Ante las heridas que se abren en el cuerpo
de la humanidad, seamos bálsamo que se haga presente
donde las carnes sangran y los corazones odian y ya no aman.
¡Misericordia, Señor!
Frente a las mentes frías y calculadoras
que todo lo pervierten, que denunciemos,
por activa y por pasiva, que sólo el amor
transforma y ofrece bienestar al que lo busca.
¡Misericordia, Señor!
Que, ante los afanes que nos interpelan
e interrogan, seamos capaces de no perdernos
en el ruido y caminar hacia la fuente
de la misericordia infinita que eres Tú.
¡Misericordia, Señor!
Para rompernos y repartirnos y regalar
lo que otros no tienen:
alegría ante el lodo de la tristeza,
fuerza ante la fiebre de la debilidad,
ilusión ante el desencanto de una vida fácil,
perseverancia ante una fe inconstante, raquítica y perezosa.
¡Misericordia, Señor!
Que el enfermo vea en nosotros medicina
y el hambriento un trozo de pan en nuestras manos.

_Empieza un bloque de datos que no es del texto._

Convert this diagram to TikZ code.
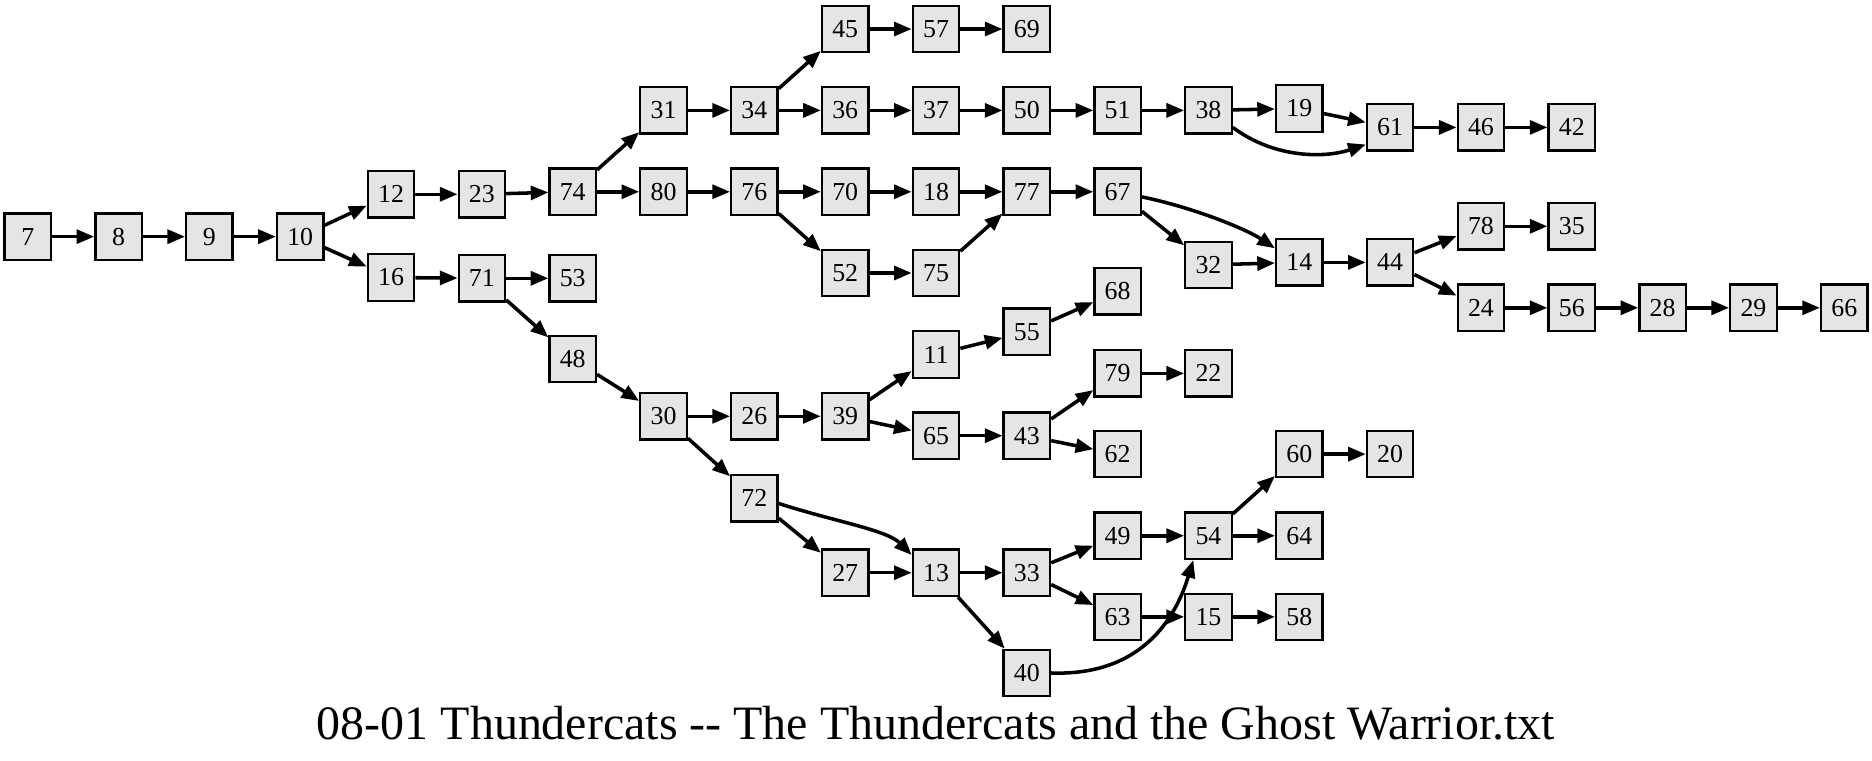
\documentclass[tikz,border=0pt]{standalone}
\usepackage{fontspec}
\setmainfont{Liberation Serif}
\usetikzlibrary{arrows.meta}
\begin{document}
\begin{tikzpicture}[x=1pt,y=1pt,
  nd/.style={draw, line width=1.8pt, fill=gray!20, minimum width=36.8pt, minimum height=36.8pt, inner sep=0pt, font=\fontsize{20.5}{24}\selectfont},
  e/.style={line width=2.8pt, -{Triangle[length=14pt,width=11pt]}}]
\useasboundingbox (0,0) rectangle (1484,-603.2);
% column 0-6
\node[nd] (n7) at (22,-187.6) {7};
\node[nd] (n8) at (94,-187.6) {8};
\node[nd] (n9) at (166,-187.6) {9};
\node[nd] (n10) at (238,-187.6) {10};
\node[nd] (n12) at (310,-154) {12};
\node[nd] (n16) at (310,-220) {16};
\node[nd] (n23) at (382,-154) {23};
\node[nd] (n71) at (382,-220.6) {71};
\node[nd] (n74) at (454,-152) {74};
\node[nd] (n53) at (454,-220.6) {53};
\node[nd] (n48) at (454,-284.6) {48};
% column 7
\node[nd] (n31) at (526,-87.5) {31};
\node[nd] (n80) at (526,-152) {80};
\node[nd] (n30) at (526,-330) {30};
% column 8
\node[nd] (n34) at (598,-87.5) {34};
\node[nd] (n76) at (598,-152) {76};
\node[nd] (n26) at (598,-330) {26};
\node[nd] (n72) at (598,-395) {72};
% column 9
\node[nd] (n45) at (670,-23) {45};
\node[nd] (n36) at (670,-87.5) {36};
\node[nd] (n70) at (670,-152) {70};
\node[nd] (n52) at (670,-216.4) {52};
\node[nd] (n39) at (670,-330) {39};
\node[nd] (n27) at (670,-454) {27};
% column 10
\node[nd] (n57) at (742,-23) {57};
\node[nd] (n37) at (742,-87.5) {37};
\node[nd] (n18) at (742,-152) {18};
\node[nd] (n75) at (742,-216.4) {75};
\node[nd] (n11) at (742,-281) {11};
\node[nd] (n65) at (742,-345.4) {65};
\node[nd] (n13) at (742,-454) {13};
% column 11
\node[nd] (n69) at (814,-23) {69};
\node[nd] (n50) at (814,-87.5) {50};
\node[nd] (n77) at (814,-152) {77};
\node[nd] (n55) at (814,-263) {55};
\node[nd] (n43) at (814,-345.4) {43};
\node[nd] (n33) at (814,-454) {33};
\node[nd] (n40) at (814,-533.5) {40};
% column 12
\node[nd] (n51) at (886,-87.5) {51};
\node[nd] (n67) at (886,-152) {67};
\node[nd] (n68) at (886,-231) {68};
\node[nd] (n79) at (886,-296) {79};
\node[nd] (n62) at (886,-360) {62};
\node[nd] (n49) at (886,-424.7) {49};
\node[nd] (n63) at (886,-489) {63};
% column 13
\node[nd] (n38) at (958,-87.5) {38};
\node[nd] (n32) at (958,-210) {32};
\node[nd] (n22) at (958,-296) {22};
\node[nd] (n54) at (958,-424.7) {54};
\node[nd] (n15) at (958,-489) {15};
% column 14
\node[nd] (n19) at (1030,-86) {19};
\node[nd] (n14) at (1030,-208) {14};
\node[nd] (n60) at (1030,-360) {60};
\node[nd] (n64) at (1030,-424.7) {64};
\node[nd] (n58) at (1030,-489) {58};
% column 15
\node[nd] (n61) at (1102,-101) {61};
\node[nd] (n44) at (1102,-208) {44};
\node[nd] (n20) at (1102,-360) {20};
% column 16-20
\node[nd] (n46) at (1174,-101) {46};
\node[nd] (n78) at (1174,-179.4) {78};
\node[nd] (n24) at (1174,-244) {24};
\node[nd] (n42) at (1246,-101) {42};
\node[nd] (n35) at (1246,-179.4) {35};
\node[nd] (n56) at (1246,-244) {56};
\node[nd] (n28) at (1318,-244) {28};
\node[nd] (n29) at (1390,-244) {29};
\node[nd] (n66) at (1462,-244) {66};
% title
\node[anchor=base, font=\fontsize{38}{44}\selectfont] (title) at (742,-586) {08-01 Thundercats -{}- The Thundercats and the Ghost Warrior.txt};
% edges
\draw[e] (n7) -- (n8);
\draw[e] (n8) -- (n9);
\draw[e] (n9) -- (n10);
\draw[e] (n10) -- (n12);
\draw[e] (n10) -- (n16);
\draw[e] (n12) -- (n23);
\draw[e] (n23) -- (n74);
\draw[e] (n74) -- (n31);
\draw[e] (n74) -- (n80);
\draw[e] (n31) -- (n34);
\draw[e] (n34) -- (n45);
\draw[e] (n34) -- (n36);
\draw[e] (n45) -- (n57);
\draw[e] (n57) -- (n69);
\draw[e] (n36) -- (n37);
\draw[e] (n37) -- (n50);
\draw[e] (n50) -- (n51);
\draw[e] (n51) -- (n38);
\draw[e] (n38) -- (n19);
\draw[e] (n38.-35) .. controls (1010,-125.5) and (1050,-125.5) .. (n61.-145);
\draw[e] (n19) -- (n61);
\draw[e] (n61) -- (n46);
\draw[e] (n46) -- (n42);
\draw[e] (n80) -- (n76);
\draw[e] (n76) -- (n70);
\draw[e] (n76) -- (n52);
\draw[e] (n70) -- (n18);
\draw[e] (n18) -- (n77);
\draw[e] (n52) -- (n75);
\draw[e] (n75) -- (n77);
\draw[e] (n77) -- (n67);
\draw[e] (n67.-12) .. controls (944,-164) and (987,-181) .. (n14.150);
\draw[e] (n67) -- (n32);
\draw[e] (n32) -- (n14);
\draw[e] (n14) -- (n44);
\draw[e] (n44) -- (n78);
\draw[e] (n44) -- (n24);
\draw[e] (n78) -- (n35);
\draw[e] (n24) -- (n56);
\draw[e] (n56) -- (n28);
\draw[e] (n28) -- (n29);
\draw[e] (n29) -- (n66);
\draw[e] (n16) -- (n71);
\draw[e] (n71) -- (n53);
\draw[e] (n71) -- (n48);
\draw[e] (n48) -- (n30);
\draw[e] (n30) -- (n26);
\draw[e] (n30) -- (n72);
\draw[e] (n26) -- (n39);
\draw[e] (n39) -- (n11);
\draw[e] (n39) -- (n65);
\draw[e] (n11) -- (n55);
\draw[e] (n55) -- (n68);
\draw[e] (n65) -- (n43);
\draw[e] (n43) -- (n79);
\draw[e] (n43) -- (n62);
\draw[e] (n79) -- (n22);
\draw[e] (n72.-12) .. controls (660,-413) and (703,-420) .. (n13.144);
\draw[e] (n72) -- (n27);
\draw[e] (n27) -- (n13);
\draw[e] (n13) -- (n33);
\draw[e] (n13) -- (n40);
\draw[e] (n33) -- (n49);
\draw[e] (n33) -- (n63);
\draw[e] (n49) -- (n54);
\draw[e] (n54) -- (n60);
\draw[e] (n54) -- (n64);
\draw[e] (n60) -- (n20);
\draw[e] (n63) -- (n15);
\draw[e] (n15) -- (n58);
\draw[e] (n40.east) .. controls (905,-536) and (932,-490) .. (n54.-122);
\end{tikzpicture}
\end{document}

Que para el sediento seamos agua fresca
y el que busque cobijo encuentre en nuestra casa, su casa.
Que el desnudo se revista de nuestro vestido
y el encarcelado en mil cárceles del mundo,
encuentre en nosotros la llave de su libertad
y el paraíso definitivo, por nuestra oración, el que ya murió.
¡Misericordia, Señor!
En la ignorancia, seamos palabra oportuna.
En la indefinición, consejo que ilumine.
En la equivocación, corrección cierta y clara.
En la ofensa, perdón aunque cueste y hiera.
En la tristeza, una sonrisa del que irradia felicidad.
En los defectos del prójimo paciencia
que todo lo alcanza y con los que viven o han muerto,
la oración que todo lo puede.
Como Tú, Señor, siempre misericordia.